# THE EXERCISE:
Repeat, exactly and completely, the material that follows. Omit the pictures.

>> Begin COLLECTED DATA

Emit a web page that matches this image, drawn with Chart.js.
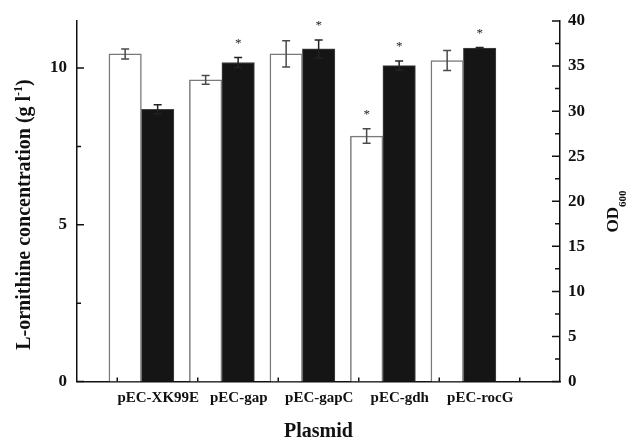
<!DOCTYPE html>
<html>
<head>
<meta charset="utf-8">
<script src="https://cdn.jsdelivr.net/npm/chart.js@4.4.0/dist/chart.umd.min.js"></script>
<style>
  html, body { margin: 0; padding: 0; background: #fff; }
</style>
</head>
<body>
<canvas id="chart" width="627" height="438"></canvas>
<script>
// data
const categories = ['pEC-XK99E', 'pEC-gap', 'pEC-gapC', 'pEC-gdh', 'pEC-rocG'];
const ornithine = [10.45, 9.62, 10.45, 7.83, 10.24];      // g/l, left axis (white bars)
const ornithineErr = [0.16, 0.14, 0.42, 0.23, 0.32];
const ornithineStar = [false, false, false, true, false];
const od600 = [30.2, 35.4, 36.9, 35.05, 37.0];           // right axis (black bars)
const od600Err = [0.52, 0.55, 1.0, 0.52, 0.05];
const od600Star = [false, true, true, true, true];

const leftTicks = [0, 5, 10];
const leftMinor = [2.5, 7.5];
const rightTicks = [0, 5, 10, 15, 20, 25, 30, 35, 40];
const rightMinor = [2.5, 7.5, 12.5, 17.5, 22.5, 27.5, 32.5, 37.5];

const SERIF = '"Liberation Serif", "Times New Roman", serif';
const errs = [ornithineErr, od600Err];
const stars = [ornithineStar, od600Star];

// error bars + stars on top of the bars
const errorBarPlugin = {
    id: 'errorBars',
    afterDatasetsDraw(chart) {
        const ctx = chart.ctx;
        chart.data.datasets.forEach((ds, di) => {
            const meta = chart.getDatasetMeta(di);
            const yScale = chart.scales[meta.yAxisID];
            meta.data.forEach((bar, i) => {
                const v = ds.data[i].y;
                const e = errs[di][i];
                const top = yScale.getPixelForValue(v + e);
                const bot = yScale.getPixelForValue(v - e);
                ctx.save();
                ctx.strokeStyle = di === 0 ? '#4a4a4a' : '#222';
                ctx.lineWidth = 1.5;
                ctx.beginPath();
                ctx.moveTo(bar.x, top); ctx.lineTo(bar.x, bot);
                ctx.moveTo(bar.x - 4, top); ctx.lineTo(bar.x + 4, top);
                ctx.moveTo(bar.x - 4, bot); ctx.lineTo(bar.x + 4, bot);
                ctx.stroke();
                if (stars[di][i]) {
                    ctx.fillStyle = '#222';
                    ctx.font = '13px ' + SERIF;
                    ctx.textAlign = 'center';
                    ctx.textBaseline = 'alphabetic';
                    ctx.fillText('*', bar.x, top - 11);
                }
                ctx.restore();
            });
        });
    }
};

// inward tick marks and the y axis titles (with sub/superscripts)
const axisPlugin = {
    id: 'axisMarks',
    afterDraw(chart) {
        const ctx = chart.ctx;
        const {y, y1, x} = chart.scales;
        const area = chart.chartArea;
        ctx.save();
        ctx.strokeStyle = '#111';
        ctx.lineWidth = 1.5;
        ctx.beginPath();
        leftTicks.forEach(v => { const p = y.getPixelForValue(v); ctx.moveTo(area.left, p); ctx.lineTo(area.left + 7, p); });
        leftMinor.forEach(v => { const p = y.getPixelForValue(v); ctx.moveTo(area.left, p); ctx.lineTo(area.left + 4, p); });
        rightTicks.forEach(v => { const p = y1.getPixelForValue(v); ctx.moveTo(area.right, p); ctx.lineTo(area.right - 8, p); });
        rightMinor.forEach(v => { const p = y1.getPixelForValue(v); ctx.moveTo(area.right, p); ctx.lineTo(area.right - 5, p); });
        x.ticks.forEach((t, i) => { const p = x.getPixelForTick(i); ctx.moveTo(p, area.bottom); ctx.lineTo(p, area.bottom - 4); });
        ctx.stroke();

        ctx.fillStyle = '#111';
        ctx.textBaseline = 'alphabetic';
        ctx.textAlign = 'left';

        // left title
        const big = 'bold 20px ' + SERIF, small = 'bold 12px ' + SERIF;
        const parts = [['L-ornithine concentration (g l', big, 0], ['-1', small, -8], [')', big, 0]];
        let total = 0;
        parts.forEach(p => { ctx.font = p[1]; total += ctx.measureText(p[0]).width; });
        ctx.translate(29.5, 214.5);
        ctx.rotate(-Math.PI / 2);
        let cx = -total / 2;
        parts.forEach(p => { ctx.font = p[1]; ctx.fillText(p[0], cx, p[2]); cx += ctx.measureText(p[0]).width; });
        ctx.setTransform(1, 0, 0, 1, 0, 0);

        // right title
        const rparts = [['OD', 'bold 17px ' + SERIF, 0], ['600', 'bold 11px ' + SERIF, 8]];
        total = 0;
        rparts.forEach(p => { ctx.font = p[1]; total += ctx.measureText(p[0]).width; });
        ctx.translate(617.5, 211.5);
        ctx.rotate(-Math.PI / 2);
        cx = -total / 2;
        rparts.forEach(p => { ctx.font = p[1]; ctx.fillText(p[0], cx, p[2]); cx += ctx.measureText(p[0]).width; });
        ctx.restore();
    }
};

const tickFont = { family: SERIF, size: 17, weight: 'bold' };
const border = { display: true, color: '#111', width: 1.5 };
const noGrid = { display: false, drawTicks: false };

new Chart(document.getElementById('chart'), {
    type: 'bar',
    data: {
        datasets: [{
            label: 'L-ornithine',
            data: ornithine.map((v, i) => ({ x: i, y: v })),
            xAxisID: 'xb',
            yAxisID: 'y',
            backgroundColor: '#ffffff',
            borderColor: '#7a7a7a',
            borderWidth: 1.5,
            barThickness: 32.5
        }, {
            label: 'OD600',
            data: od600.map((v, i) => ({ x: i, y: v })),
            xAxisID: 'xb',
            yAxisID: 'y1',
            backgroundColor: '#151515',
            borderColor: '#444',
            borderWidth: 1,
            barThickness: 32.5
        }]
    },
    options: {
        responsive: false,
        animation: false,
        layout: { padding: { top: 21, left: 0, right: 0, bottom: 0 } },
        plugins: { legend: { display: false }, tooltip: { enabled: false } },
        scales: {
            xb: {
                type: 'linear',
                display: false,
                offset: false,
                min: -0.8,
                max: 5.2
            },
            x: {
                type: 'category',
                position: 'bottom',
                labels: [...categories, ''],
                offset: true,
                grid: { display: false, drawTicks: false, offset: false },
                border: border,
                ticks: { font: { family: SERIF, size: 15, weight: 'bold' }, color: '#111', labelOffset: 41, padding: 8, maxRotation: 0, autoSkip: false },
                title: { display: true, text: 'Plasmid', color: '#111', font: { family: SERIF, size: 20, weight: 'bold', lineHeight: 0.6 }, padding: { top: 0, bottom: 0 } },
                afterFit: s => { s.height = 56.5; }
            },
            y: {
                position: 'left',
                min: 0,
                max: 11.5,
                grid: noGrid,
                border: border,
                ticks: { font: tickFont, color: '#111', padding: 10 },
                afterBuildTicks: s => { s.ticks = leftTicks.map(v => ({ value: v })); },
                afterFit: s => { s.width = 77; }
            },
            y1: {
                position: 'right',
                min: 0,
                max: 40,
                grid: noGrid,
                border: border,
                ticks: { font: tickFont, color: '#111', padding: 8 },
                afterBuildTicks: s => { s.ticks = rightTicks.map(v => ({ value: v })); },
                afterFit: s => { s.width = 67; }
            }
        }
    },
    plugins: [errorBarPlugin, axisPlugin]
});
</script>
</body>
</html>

>> End COLLECTED DATA

# SOLUTION FOR THIS EXERCISE:
Emit a web page that matches this image, drawn with Chart.js.
<!DOCTYPE html>
<html>
<head>
<meta charset="utf-8">
<script src="https://cdn.jsdelivr.net/npm/chart.js@4.4.0/dist/chart.umd.min.js"></script>
<style>
  html, body { margin: 0; padding: 0; background: #fff; }
</style>
</head>
<body>
<canvas id="chart" width="627" height="438"></canvas>
<script>
// data
const categories = ['pEC-XK99E', 'pEC-gap', 'pEC-gapC', 'pEC-gdh', 'pEC-rocG'];
const ornithine = [10.45, 9.62, 10.45, 7.83, 10.24];      // g/l, left axis (white bars)
const ornithineErr = [0.16, 0.14, 0.42, 0.23, 0.32];
const ornithineStar = [false, false, false, true, false];
const od600 = [30.2, 35.4, 36.9, 35.05, 37.0];           // right axis (black bars)
const od600Err = [0.52, 0.55, 1.0, 0.52, 0.05];
const od600Star = [false, true, true, true, true];

const leftTicks = [0, 5, 10];
const leftMinor = [2.5, 7.5];
const rightTicks = [0, 5, 10, 15, 20, 25, 30, 35, 40];
const rightMinor = [2.5, 7.5, 12.5, 17.5, 22.5, 27.5, 32.5, 37.5];

const SERIF = '"Liberation Serif", "Times New Roman", serif';
const errs = [ornithineErr, od600Err];
const stars = [ornithineStar, od600Star];

// error bars + stars on top of the bars
const errorBarPlugin = {
    id: 'errorBars',
    afterDatasetsDraw(chart) {
        const ctx = chart.ctx;
        chart.data.datasets.forEach((ds, di) => {
            const meta = chart.getDatasetMeta(di);
            const yScale = chart.scales[meta.yAxisID];
            meta.data.forEach((bar, i) => {
                const v = ds.data[i].y;
                const e = errs[di][i];
                const top = yScale.getPixelForValue(v + e);
                const bot = yScale.getPixelForValue(v - e);
                ctx.save();
                ctx.strokeStyle = di === 0 ? '#4a4a4a' : '#222';
                ctx.lineWidth = 1.5;
                ctx.beginPath();
                ctx.moveTo(bar.x, top); ctx.lineTo(bar.x, bot);
                ctx.moveTo(bar.x - 4, top); ctx.lineTo(bar.x + 4, top);
                ctx.moveTo(bar.x - 4, bot); ctx.lineTo(bar.x + 4, bot);
                ctx.stroke();
                if (stars[di][i]) {
                    ctx.fillStyle = '#222';
                    ctx.font = '13px ' + SERIF;
                    ctx.textAlign = 'center';
                    ctx.textBaseline = 'alphabetic';
                    ctx.fillText('*', bar.x, top - 11);
                }
                ctx.restore();
            });
        });
    }
};

// inward tick marks and the y axis titles (with sub/superscripts)
const axisPlugin = {
    id: 'axisMarks',
    afterDraw(chart) {
        const ctx = chart.ctx;
        const {y, y1, x} = chart.scales;
        const area = chart.chartArea;
        ctx.save();
        ctx.strokeStyle = '#111';
        ctx.lineWidth = 1.5;
        ctx.beginPath();
        leftTicks.forEach(v => { const p = y.getPixelForValue(v); ctx.moveTo(area.left, p); ctx.lineTo(area.left + 7, p); });
        leftMinor.forEach(v => { const p = y.getPixelForValue(v); ctx.moveTo(area.left, p); ctx.lineTo(area.left + 4, p); });
        rightTicks.forEach(v => { const p = y1.getPixelForValue(v); ctx.moveTo(area.right, p); ctx.lineTo(area.right - 8, p); });
        rightMinor.forEach(v => { const p = y1.getPixelForValue(v); ctx.moveTo(area.right, p); ctx.lineTo(area.right - 5, p); });
        x.ticks.forEach((t, i) => { const p = x.getPixelForTick(i); ctx.moveTo(p, area.bottom); ctx.lineTo(p, area.bottom - 4); });
        ctx.stroke();

        ctx.fillStyle = '#111';
        ctx.textBaseline = 'alphabetic';
        ctx.textAlign = 'left';

        // left title
        const big = 'bold 20px ' + SERIF, small = 'bold 12px ' + SERIF;
        const parts = [['L-ornithine concentration (g l', big, 0], ['-1', small, -8], [')', big, 0]];
        let total = 0;
        parts.forEach(p => { ctx.font = p[1]; total += ctx.measureText(p[0]).width; });
        ctx.translate(29.5, 214.5);
        ctx.rotate(-Math.PI / 2);
        let cx = -total / 2;
        parts.forEach(p => { ctx.font = p[1]; ctx.fillText(p[0], cx, p[2]); cx += ctx.measureText(p[0]).width; });
        ctx.setTransform(1, 0, 0, 1, 0, 0);

        // right title
        const rparts = [['OD', 'bold 17px ' + SERIF, 0], ['600', 'bold 11px ' + SERIF, 8]];
        total = 0;
        rparts.forEach(p => { ctx.font = p[1]; total += ctx.measureText(p[0]).width; });
        ctx.translate(617.5, 211.5);
        ctx.rotate(-Math.PI / 2);
        cx = -total / 2;
        rparts.forEach(p => { ctx.font = p[1]; ctx.fillText(p[0], cx, p[2]); cx += ctx.measureText(p[0]).width; });
        ctx.restore();
    }
};

const tickFont = { family: SERIF, size: 17, weight: 'bold' };
const border = { display: true, color: '#111', width: 1.5 };
const noGrid = { display: false, drawTicks: false };

new Chart(document.getElementById('chart'), {
    type: 'bar',
    data: {
        datasets: [{
            label: 'L-ornithine',
            data: ornithine.map((v, i) => ({ x: i, y: v })),
            xAxisID: 'xb',
            yAxisID: 'y',
            backgroundColor: '#ffffff',
            borderColor: '#7a7a7a',
            borderWidth: 1.5,
            barThickness: 32.5
        }, {
            label: 'OD600',
            data: od600.map((v, i) => ({ x: i, y: v })),
            xAxisID: 'xb',
            yAxisID: 'y1',
            backgroundColor: '#151515',
            borderColor: '#444',
            borderWidth: 1,
            barThickness: 32.5
        }]
    },
    options: {
        responsive: false,
        animation: false,
        layout: { padding: { top: 21, left: 0, right: 0, bottom: 0 } },
        plugins: { legend: { display: false }, tooltip: { enabled: false } },
        scales: {
            xb: {
                type: 'linear',
                display: false,
                offset: false,
                min: -0.8,
                max: 5.2
            },
            x: {
                type: 'category',
                position: 'bottom',
                labels: [...categories, ''],
                offset: true,
                grid: { display: false, drawTicks: false, offset: false },
                border: border,
                ticks: { font: { family: SERIF, size: 15, weight: 'bold' }, color: '#111', labelOffset: 41, padding: 8, maxRotation: 0, autoSkip: false },
                title: { display: true, text: 'Plasmid', color: '#111', font: { family: SERIF, size: 20, weight: 'bold', lineHeight: 0.6 }, padding: { top: 0, bottom: 0 } },
                afterFit: s => { s.height = 56.5; }
            },
            y: {
                position: 'left',
                min: 0,
                max: 11.5,
                grid: noGrid,
                border: border,
                ticks: { font: tickFont, color: '#111', padding: 10 },
                afterBuildTicks: s => { s.ticks = leftTicks.map(v => ({ value: v })); },
                afterFit: s => { s.width = 77; }
            },
            y1: {
                position: 'right',
                min: 0,
                max: 40,
                grid: noGrid,
                border: border,
                ticks: { font: tickFont, color: '#111', padding: 8 },
                afterBuildTicks: s => { s.ticks = rightTicks.map(v => ({ value: v })); },
                afterFit: s => { s.width = 67; }
            }
        }
    },
    plugins: [errorBarPlugin, axisPlugin]
});
</script>
</body>
</html>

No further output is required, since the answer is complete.